In our last column we talked about the economic effectiveness (keizai kōka) of the 2020 Tokyo Olympics. Keizai kōka is often used as an indication of how much money a given scheme or phenomenon adds to a particular economy. As we pointed out, the number only takes into consideration the positive effects of the phenomenon or scheme, and in that regard it's interesting to look at one that has received a good deal of attention lately because of how clearly it illustrates the growth of a certain phenomenon: namely, the market surrounding cats, or, what professor Kasuhiro Miyamoto of Kansai University has dubbed "nekonomics," or the "economics of cats."
Miyamoto's premise is that the increasing popularity of cats as pets and the resulting fascination with cats among the general population can be measured economically.
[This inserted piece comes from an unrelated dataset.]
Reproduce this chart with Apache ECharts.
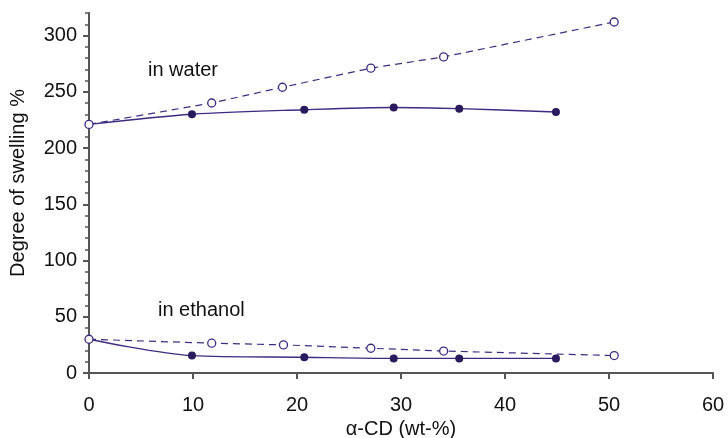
<!DOCTYPE html>
<html>
<head>
<meta charset="utf-8">
<script src="https://cdn.jsdelivr.net/npm/echarts@6/dist/echarts.min.js"></script>
<style>
  html, body { margin: 0; padding: 0; background: #fff; }
  #chart { width: 728px; height: 438px; }
</style>
</head>
<body>
<div id="chart"></div>
<script>
// α-CD content (wt-%) and degree of swelling (%)
const waterOpenX = [0, 11.8, 18.6, 27.1, 34.1, 50.5]
const waterOpenY = [221, 240, 254, 271, 281, 312]
const waterFilledX = [0, 9.9, 20.7, 29.3, 35.6, 44.9]
const waterFilledY = [221, 230, 234, 236, 235, 232]
const ethanolOpenX = [0, 11.8, 18.7, 27.1, 34.1, 50.5]
const ethanolOpenY = [30, 26.5, 25, 22, 19.5, 15.5]
const ethanolFilledX = [0, 9.9, 20.7, 29.3, 35.6, 44.9]
const ethanolFilledY = [30, 15.5, 14, 13, 13, 13]
const xTicks = [0, 10, 20, 30, 40, 50, 60]
const yMajorTicks = [0, 50, 100, 150, 200, 250, 300]

const lineColor = '#3e2b80'
const dotColor = '#2c1a5e'
const font = 'Liberation Sans, Arial, sans-serif'

const chart = echarts.init(document.getElementById('chart'))

// filled series share the first point with the open ones, so no marker there
const pairs = (xs, ys, hideFirst) => xs.map((x, i) =>
  hideFirst && i === 0 ? { value: [x, ys[i]], symbol: 'none' } : [x, ys[i]])

const solidSeries = (xs, ys) => ({
  type: 'line',
  data: pairs(xs, ys, true),
  smooth: 0.3,
  symbol: 'circle',
  symbolSize: 8,
  z: 2,
  lineStyle: { color: lineColor, width: 1.3 },
  itemStyle: { color: dotColor, borderWidth: 0 }
})

const dashedSeries = (xs, ys) => ({
  type: 'line',
  data: pairs(xs, ys, false),
  symbol: 'circle',
  symbolSize: 8,
  z: 3,
  lineStyle: { color: lineColor, width: 1.2, type: [7, 5] },
  itemStyle: { color: '#fff', borderColor: lineColor, borderWidth: 1.3 }
})

const axisLine = { show: true, lineStyle: { color: '#555', width: 2 } }

const option = {
  animation: false,
  grid: { left: 89, right: 15, top: 13, bottom: 65, containLabel: false, outerBoundsMode: 'none' },
  xAxis: {
    type: 'value',
    min: 0,
    max: 60,
    interval: 10,
    name: 'α-CD (wt-%)',
    nameLocation: 'middle',
    nameGap: 42,
    nameTextStyle: { fontFamily: font, fontSize: 20, color: '#111' },
    axisLine: axisLine,
    axisTick: { show: true, length: 6, customValues: xTicks, lineStyle: { color: '#555', width: 2 } },
    axisLabel: { customValues: xTicks, fontFamily: font, fontSize: 20, color: '#111', margin: 22 },
    splitLine: { show: false }
  },
  yAxis: [
    {
      type: 'value',
      min: 0,
      max: 320,
      interval: 10,
      name: 'Degree of swelling %',
      nameLocation: 'middle',
      nameGap: 61,
      nameTextStyle: { fontFamily: font, fontSize: 20, color: '#111', padding: [0, 0, 0, 20] },
      axisLine: axisLine,
      axisTick: { show: true, length: 4, lineStyle: { color: '#555', width: 1.5 } },
      axisLabel: { show: false },
      splitLine: { show: false }
    },
    {
      type: 'value',
      min: 0,
      max: 320,
      position: 'left',
      axisLine: { show: false },
      axisTick: { show: true, length: 6, customValues: yMajorTicks, lineStyle: { color: '#555', width: 2 } },
      axisLabel: { customValues: yMajorTicks, fontFamily: font, fontSize: 20, color: '#111', margin: 12 },
      splitLine: { show: false }
    }
  ],
  graphic: [
    { type: 'text', left: 148, top: 60, style: { text: 'in water', font: '20px ' + font, fill: '#111' } },
    { type: 'text', left: 158, top: 300, style: { text: 'in ethanol', font: '20px ' + font, fill: '#111' } }
  ],
  series: [
    solidSeries(waterFilledX, waterFilledY),
    solidSeries(ethanolFilledX, ethanolFilledY),
    dashedSeries(waterOpenX, waterOpenY),
    dashedSeries(ethanolOpenX, ethanolOpenY)
  ]
}
chart.setOption(option)
</script>
</body>
</html>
He doesn't go into why cats are popular but instead stresses how cat ownership benefits the economy in ways that other phenomena, including the Olympics, don't.
The professor's theory has been taken up by other scholars who, obviously, are fond of cats. On the pet blog site "Peto Koto" ("Pet Matters"), Izumi Takei, a consultant for Mitsubishi UFJ Research, writes that she is also a "nekonomist," and emphasizes that as far as pets go, dogs are still a more potent contributor to the nation's financial well-being than cats are.